Permanent winter for a Moncton events centre?

Summer came in like a lamb, and, for all intents and purposes, it settled for a long slumber from which it has yet to fully awake.

On the first day of autumn, in Moncton, the sky was azure blue, a light southwest wind blew, and the temperature was Bermuda-warm.

In the weeks and months ahead, I will remember that day because, for sanity’s sake, I must.

How else does one survive the winter that is surely to come?

There are no descriptions sufficiently accurate to capture the utter absurdity of last year’s white and woolly season – in fact “white and woolly” doesn’t even scratch the surface.

During the days just before Christmas 2014, a record seven feet of flakes fell on Buffalo, New York. In comparison, we on Canada’s East Coast had gotten off Scot-free. In fact, on December 27, the mercury didn’t dip below 16C. We could have been forgiven for believing that the rest of the winter would be just as mild. Except for the fact that The Almighty was not in a forgiving mood.

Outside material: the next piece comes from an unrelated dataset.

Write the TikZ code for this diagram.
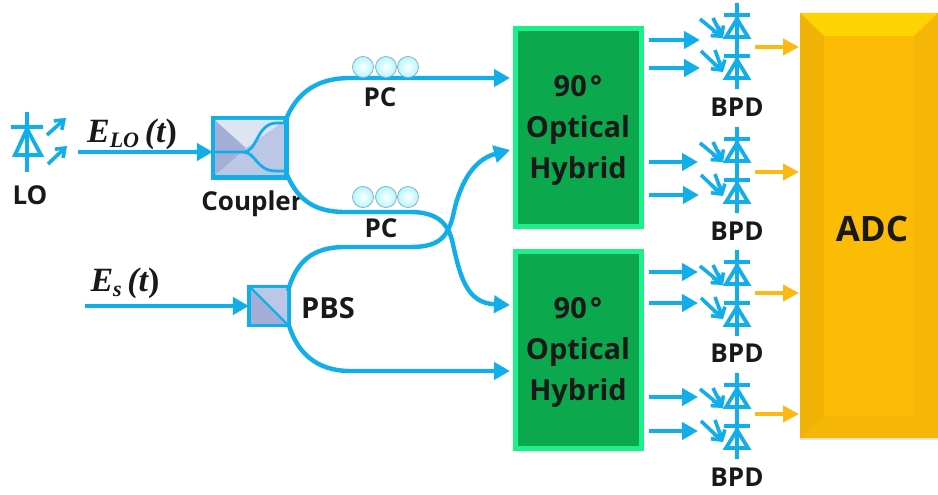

When Old Man Winter finally descended sometime in mid-January, he arrived for the duration – kicking up his feet, daily belching snow and ice, until, under some of the coldest temperatures on record, he had deposited as much as 500 centimeters (16.4 feet) on my West-end neighbourhood of the Hub City, by early April. Even the old-timers where astonished.

At some point in late June, the last of the once-incredible snow dump, adjacent to the Shopper’s Drug Mart on Vaughan-Harvey Blvd., had finally melted to the ground, leaving only the standards and flags intrepid mountaineers had planted on its peak.

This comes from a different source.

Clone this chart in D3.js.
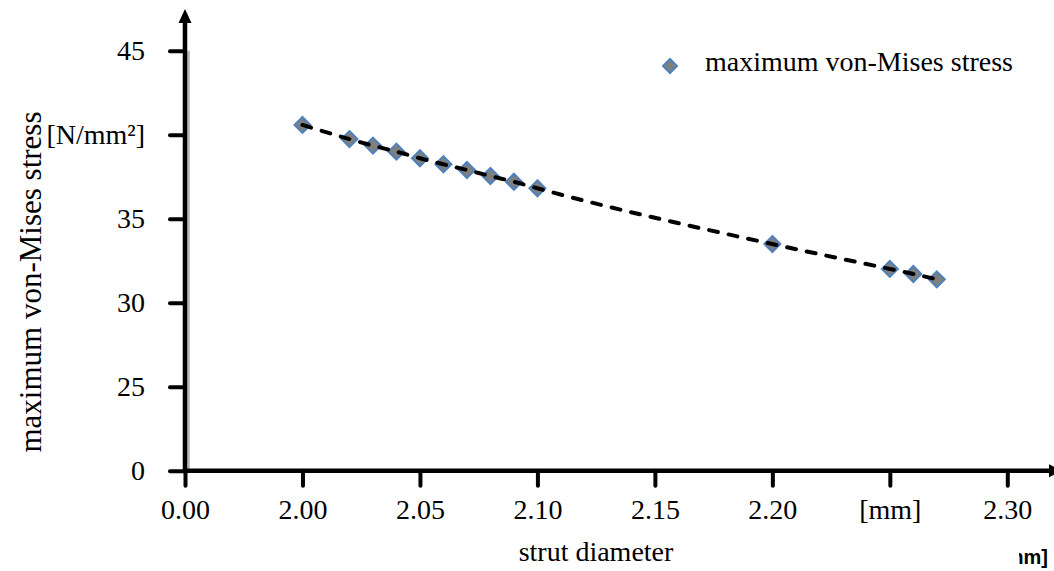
<!DOCTYPE html>
<html>
<head>
<meta charset="utf-8">
<script src="https://cdn.jsdelivr.net/npm/d3@7"></script>
<style>
  body { margin: 0; background: #fff; }
  text { font-family: "Liberation Serif", "Times New Roman", serif; fill: #000; }
</style>
</head>
<body>
<div id="chart"></div>
<script>
// data
var diameter = [2.00, 2.02, 2.03, 2.04, 2.05, 2.06, 2.07, 2.08, 2.09, 2.10, 2.20, 2.25, 2.26, 2.27];
var stress   = [40.58, 39.74, 39.35, 38.99, 38.60, 38.24, 37.90, 37.54, 37.20, 36.81, 33.49, 32.01, 31.71, 31.39];

var xTicks = [1.95, 2.00, 2.05, 2.10, 2.15, 2.20, 2.25, 2.30];
var xTickLabels = ["0.00", "2.00", "2.05", "2.10", "2.15", "2.20", "[mm]", "2.30"];
var yTicks = [20, 25, 30, 35, 40, 45];
var yTickLabels = ["0", "25", "30", "35", "[N/mm²]", "45"];

var seriesName = "maximum von-Mises stress",
    xTitle = "strut diameter",
    yTitle = "maximum von-Mises stress",
    cornerNote = "[mm]";

var width = 1054, height = 571;

var data = diameter.map(function(d, i) { return { d: d, s: stress[i] }; });

var x = d3.scaleLinear().domain([1.95, 2.30]).range([185, 1007.3]);
var y = d3.scaleLinear().domain([20, 45]).range([470.7, 50.7]);

var svg = d3.select("#chart").append("svg")
    .attr("width", width)
    .attr("height", height);

// light shadow next to the y axis
svg.append("line")
    .attr("x1", 188.5).attr("x2", 188.5)
    .attr("y1", y(45)).attr("y2", y(20))
    .style("stroke", "#b4b4b4")
    .style("stroke-width", 2.5);

// y axis
var yAxis = svg.append("g")
    .attr("transform", "translate(" + x(1.95) + ",0)")
    .call(d3.axisLeft(y).tickValues(yTicks)
      .tickFormat(function(d, i) { return yTickLabels[i]; })
      .tickSize(15).tickPadding(25));
yAxis.select(".domain").remove();
yAxis.selectAll(".tick line")
    .style("stroke", "#000").style("stroke-width", 4).style("stroke-linecap", "round");
yAxis.selectAll(".tick text")
    .style("font-size", "28px")
    .style("font-family", "'Liberation Serif', serif")
    .attr("fill", "#000");

// x axis
var xAxis = svg.append("g")
    .attr("transform", "translate(0," + y(20) + ")")
    .call(d3.axisBottom(x).tickValues(xTicks)
      .tickFormat(function(d, i) { return xTickLabels[i]; })
      .tickSize(15));
xAxis.select(".domain").remove();
xAxis.selectAll(".tick line")
    .style("stroke", "#000").style("stroke-width", 4).style("stroke-linecap", "round");
xAxis.selectAll(".tick text")
    .attr("y", 48).attr("dy", 0)
    .style("font-size", "28px")
    .style("font-family", "'Liberation Serif', serif")
    .attr("fill", "#000");

// axis lines with arrows
svg.append("line")
    .attr("x1", x(1.95)).attr("x2", x(1.95))
    .attr("y1", y(20) + 2).attr("y2", 20)
    .style("stroke", "#000").style("stroke-width", 4.5);
svg.append("path")
    .attr("d", "M" + (x(1.95) - 6.5) + ",23L" + x(1.95) + ",9L" + (x(1.95) + 6.5) + ",23Z")
    .style("fill", "#000");

svg.append("line")
    .attr("x1", x(1.95) - 2).attr("x2", 1050)
    .attr("y1", y(20)).attr("y2", y(20))
    .style("stroke", "#000").style("stroke-width", 4.5);
svg.append("path")
    .attr("d", "M1049," + (y(20) - 6.5) + "L1062," + y(20) + "L1049," + (y(20) + 6.5) + "Z")
    .style("fill", "#000");

// markers
var diamond = function(r) { return "M0," + (-r) + "L" + r + ",0L0," + r + "L" + (-r) + ",0Z"; };

svg.selectAll(".pt")
    .data(data)
    .enter().append("path")
      .attr("class", "pt")
      .attr("d", diamond(8))
      .attr("transform", function(d) { return "translate(" + x(d.d) + "," + y(d.s) + ")"; })
      .style("fill", "#7f7f7f")
      .style("stroke", "#4f81bd")
      .style("stroke-width", 2);

// dashed trend line
var line = d3.line()
    .x(function(d) { return x(d.d); })
    .y(function(d) { return y(d.s); })
    .curve(d3.curveMonotoneX);

svg.append("path")
    .datum(data)
    .attr("d", line)
    .style("fill", "none")
    .style("stroke", "#000")
    .style("stroke-width", 4)
    .style("stroke-linecap", "round")
    .style("stroke-dasharray", "9,11");

// legend
svg.append("path")
    .attr("d", diamond(7))
    .attr("transform", "translate(670,66)")
    .style("fill", "#7f7f7f")
    .style("stroke", "#4f81bd")
    .style("stroke-width", 2);
svg.append("text")
    .attr("x", 705).attr("y", 71)
    .style("font-size", "28px")
    .text(seriesName);

// titles
svg.append("text")
    .attr("x", 596).attr("y", 561)
    .style("font-size", "28px")
    .style("text-anchor", "middle")
    .text(xTitle);

svg.append("text")
    .attr("transform", "translate(41,282) rotate(-90)")
    .style("font-size", "31px")
    .style("text-anchor", "middle")
    .text(yTitle);

// clipped unit note, bottom right corner
svg.append("clipPath").attr("id", "noteClip")
  .append("rect").attr("x", 1019).attr("y", 530).attr("width", 40).attr("height", 41);
svg.append("text")
    .attr("x", 1048).attr("y", 564)
    .attr("clip-path", "url(#noteClip)")
    .style("font-family", "'Liberation Sans', Arial, sans-serif")
    .style("font-weight", "bold")
    .style("font-size", "20px")
    .style("text-anchor", "end")
    .text(cornerNote);
</script>
</body>
</html>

Then, mercifully, came summer – one of the finest and longest on record in this corner of the Canadian Steppe.

Also, rather rudely, came Prime Minister Stephen Harper’s election call on August 6, reminding us all that October 19 is just around the corner, vaulting us all into the shoulder season that prefaces the arrival of winter, once again.

There ought to be a law, in this country, that proscribes warm-weather political campaigns – one that prohibits stern-faced candidates from invoking the certainty that our cold, dark, worried hearts are as inevitable as a February Nor’easter.

Leave that to the shovel season, when those who want to vote for “one-of-the-above” or “none-of-the-above” must work to get out of their driveways and exercise their democratic rights, come rain, sleet, ice, and snow.

As it is, signs urging voters to nullify their ballots have been showing up all over Moncton’s downtown in recent days – the lazy, hazy consequence, perhaps, of a glorious summer, interrupted by the same, old politics of division, easy partisanship, and cynical vote pandering.

Try erecting those road-sign messages (any messages) in the middle of a blizzard; see how far you get.

Still, we persevere; looking for a main chance, searching for a man or woman who will speak the truth, for once, to power, tracking the Great Dear of democracy through the September of our expectations, the snows of the impossible winters of our frozen minds, the frigid springs of our disbelief, and, finally, the summer seasons of our discontent.

As for me, I will take the last of this beatific time of the year to reflect, under the blue sky and baking temperatures, on the fleeting nature of pure joy: When the lambs and lions of the political world might finally lie down together, and contemplate building this province, this region, this country together.

After all, then, and only then, will we fully awake.